* [TASK TO COMPLETE] The entries below contain a line with "Reproduce this diagram with TikZ." and a line with "(0,0) rectangle (542,578);". Quote exactly those two lines and all lines between them.

Saved entries:
"""
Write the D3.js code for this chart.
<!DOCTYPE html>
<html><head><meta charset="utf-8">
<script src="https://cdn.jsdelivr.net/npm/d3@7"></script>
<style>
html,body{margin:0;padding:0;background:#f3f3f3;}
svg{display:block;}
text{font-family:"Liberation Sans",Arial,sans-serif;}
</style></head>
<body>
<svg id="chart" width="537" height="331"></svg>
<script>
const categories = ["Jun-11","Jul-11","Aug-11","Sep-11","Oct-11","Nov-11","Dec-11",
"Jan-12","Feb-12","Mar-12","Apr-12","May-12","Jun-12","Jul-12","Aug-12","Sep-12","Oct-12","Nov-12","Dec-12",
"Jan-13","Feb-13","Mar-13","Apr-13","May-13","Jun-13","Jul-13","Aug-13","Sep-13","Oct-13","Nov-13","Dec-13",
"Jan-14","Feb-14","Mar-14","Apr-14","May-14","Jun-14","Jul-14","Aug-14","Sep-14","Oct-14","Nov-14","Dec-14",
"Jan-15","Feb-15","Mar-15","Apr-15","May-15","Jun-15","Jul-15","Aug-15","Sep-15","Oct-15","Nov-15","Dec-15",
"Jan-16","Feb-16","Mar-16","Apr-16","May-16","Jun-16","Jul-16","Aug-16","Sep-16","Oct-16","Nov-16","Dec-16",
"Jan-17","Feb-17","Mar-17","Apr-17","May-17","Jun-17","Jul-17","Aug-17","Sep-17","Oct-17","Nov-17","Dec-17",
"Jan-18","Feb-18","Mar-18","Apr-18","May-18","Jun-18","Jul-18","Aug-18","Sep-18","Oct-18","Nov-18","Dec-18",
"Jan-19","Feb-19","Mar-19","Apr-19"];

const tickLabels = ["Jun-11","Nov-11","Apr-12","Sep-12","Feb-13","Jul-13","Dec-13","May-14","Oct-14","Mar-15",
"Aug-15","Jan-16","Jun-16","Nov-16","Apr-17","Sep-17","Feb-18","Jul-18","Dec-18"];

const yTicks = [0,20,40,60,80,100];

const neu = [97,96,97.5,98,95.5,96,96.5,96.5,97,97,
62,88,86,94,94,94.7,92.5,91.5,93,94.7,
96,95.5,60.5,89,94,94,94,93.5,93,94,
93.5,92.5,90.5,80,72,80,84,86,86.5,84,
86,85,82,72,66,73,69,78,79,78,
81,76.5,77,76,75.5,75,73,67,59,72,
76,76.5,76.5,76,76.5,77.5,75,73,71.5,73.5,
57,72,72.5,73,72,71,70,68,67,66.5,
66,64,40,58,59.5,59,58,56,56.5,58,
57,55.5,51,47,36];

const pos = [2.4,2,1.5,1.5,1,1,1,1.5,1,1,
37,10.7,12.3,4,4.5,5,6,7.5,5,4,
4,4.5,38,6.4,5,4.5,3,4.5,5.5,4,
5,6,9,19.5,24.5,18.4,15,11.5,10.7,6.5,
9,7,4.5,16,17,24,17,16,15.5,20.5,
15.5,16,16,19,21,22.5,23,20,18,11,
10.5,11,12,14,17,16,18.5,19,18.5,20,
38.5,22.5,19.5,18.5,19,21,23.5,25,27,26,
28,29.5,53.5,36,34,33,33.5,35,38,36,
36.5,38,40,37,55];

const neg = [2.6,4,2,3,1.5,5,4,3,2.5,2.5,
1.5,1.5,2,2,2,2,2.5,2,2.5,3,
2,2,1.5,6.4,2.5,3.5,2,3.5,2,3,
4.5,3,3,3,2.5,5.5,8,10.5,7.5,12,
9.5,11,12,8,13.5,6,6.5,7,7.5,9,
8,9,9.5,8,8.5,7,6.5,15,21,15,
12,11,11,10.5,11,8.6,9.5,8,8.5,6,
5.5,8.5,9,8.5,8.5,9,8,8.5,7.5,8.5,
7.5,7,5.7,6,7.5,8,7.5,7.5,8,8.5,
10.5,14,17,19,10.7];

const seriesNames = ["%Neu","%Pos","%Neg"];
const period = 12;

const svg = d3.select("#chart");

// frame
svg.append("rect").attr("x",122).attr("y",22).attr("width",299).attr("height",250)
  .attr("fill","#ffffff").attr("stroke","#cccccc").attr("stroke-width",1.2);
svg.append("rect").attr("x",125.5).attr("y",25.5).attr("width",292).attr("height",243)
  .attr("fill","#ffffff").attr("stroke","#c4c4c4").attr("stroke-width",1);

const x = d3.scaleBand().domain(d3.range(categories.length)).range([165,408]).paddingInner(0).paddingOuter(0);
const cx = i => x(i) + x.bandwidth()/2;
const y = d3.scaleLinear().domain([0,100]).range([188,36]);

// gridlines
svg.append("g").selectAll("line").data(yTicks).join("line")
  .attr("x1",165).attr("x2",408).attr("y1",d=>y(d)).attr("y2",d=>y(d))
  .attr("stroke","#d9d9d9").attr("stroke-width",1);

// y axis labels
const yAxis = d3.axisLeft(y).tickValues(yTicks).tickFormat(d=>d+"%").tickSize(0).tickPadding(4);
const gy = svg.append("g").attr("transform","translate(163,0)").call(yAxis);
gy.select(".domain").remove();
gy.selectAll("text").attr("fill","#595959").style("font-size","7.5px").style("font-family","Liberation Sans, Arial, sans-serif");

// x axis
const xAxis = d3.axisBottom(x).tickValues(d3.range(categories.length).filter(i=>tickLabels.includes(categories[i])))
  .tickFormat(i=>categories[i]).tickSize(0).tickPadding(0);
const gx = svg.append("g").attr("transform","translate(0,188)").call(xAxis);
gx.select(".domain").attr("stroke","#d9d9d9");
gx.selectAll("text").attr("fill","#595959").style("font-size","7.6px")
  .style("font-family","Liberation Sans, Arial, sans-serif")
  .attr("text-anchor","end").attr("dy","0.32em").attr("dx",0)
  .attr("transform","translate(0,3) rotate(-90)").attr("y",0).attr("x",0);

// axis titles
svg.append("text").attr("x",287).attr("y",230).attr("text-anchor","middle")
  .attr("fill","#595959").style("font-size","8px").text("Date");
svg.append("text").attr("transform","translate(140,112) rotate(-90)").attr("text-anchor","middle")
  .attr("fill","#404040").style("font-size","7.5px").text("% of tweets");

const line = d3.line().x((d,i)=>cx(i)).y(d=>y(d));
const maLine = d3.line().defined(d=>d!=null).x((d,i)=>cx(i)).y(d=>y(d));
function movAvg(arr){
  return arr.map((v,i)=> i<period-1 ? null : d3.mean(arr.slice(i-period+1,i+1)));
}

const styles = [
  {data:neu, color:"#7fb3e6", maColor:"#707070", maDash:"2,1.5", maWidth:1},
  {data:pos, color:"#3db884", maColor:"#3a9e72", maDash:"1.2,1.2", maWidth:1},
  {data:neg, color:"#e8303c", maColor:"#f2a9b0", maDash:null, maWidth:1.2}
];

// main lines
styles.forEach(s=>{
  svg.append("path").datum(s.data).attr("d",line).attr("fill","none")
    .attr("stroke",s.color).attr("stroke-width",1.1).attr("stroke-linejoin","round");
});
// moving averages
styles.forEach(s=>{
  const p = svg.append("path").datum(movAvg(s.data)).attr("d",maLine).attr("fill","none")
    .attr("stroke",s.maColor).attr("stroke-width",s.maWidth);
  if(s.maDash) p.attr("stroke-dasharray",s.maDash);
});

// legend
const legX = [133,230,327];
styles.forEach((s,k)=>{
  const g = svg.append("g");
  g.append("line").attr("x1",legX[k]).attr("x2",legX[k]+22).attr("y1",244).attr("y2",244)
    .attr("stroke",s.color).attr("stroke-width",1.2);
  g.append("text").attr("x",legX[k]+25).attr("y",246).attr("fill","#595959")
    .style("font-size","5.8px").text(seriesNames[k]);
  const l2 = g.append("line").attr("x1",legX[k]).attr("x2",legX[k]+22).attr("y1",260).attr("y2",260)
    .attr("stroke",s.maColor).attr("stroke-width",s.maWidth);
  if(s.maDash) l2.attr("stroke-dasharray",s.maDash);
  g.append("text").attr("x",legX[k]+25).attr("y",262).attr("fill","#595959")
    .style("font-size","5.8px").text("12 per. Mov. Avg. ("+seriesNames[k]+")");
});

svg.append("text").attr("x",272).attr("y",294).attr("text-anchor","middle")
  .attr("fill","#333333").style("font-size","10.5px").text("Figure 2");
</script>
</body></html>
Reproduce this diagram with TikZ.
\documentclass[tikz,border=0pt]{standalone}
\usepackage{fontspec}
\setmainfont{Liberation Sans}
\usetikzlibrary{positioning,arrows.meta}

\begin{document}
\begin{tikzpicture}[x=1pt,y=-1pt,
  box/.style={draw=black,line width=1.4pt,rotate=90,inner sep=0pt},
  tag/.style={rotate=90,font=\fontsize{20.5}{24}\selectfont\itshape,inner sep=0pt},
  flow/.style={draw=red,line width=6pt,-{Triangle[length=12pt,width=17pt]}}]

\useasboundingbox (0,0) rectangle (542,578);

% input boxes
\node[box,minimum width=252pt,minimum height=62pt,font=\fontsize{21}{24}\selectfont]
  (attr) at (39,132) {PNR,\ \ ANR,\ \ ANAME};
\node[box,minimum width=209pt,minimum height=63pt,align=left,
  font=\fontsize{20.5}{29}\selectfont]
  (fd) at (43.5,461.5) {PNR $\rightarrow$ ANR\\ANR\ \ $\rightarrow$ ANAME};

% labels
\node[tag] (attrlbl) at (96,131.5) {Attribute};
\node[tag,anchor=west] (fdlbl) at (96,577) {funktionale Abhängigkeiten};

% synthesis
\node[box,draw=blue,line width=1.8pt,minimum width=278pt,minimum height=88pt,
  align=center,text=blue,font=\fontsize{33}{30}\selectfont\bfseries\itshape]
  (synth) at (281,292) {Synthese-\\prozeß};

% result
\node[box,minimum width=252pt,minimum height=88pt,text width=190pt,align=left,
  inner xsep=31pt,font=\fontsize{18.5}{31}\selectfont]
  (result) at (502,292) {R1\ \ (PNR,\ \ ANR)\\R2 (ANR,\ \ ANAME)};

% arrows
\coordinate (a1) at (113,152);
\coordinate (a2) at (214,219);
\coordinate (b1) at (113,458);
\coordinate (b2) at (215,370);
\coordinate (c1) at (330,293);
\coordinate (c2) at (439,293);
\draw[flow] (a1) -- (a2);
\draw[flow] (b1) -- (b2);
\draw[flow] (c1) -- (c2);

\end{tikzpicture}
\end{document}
"""
* [OUTPUT OF THE TASK]
Reproduce this diagram with TikZ.
\documentclass[tikz,border=0pt]{standalone}
\usepackage{fontspec}
\setmainfont{Liberation Sans}
\usetikzlibrary{positioning,arrows.meta}

\begin{document}
\begin{tikzpicture}[x=1pt,y=-1pt,
  box/.style={draw=black,line width=1.4pt,rotate=90,inner sep=0pt},
  tag/.style={rotate=90,font=\fontsize{20.5}{24}\selectfont\itshape,inner sep=0pt},
  flow/.style={draw=red,line width=6pt,-{Triangle[length=12pt,width=17pt]}}]

\useasboundingbox (0,0) rectangle (542,578);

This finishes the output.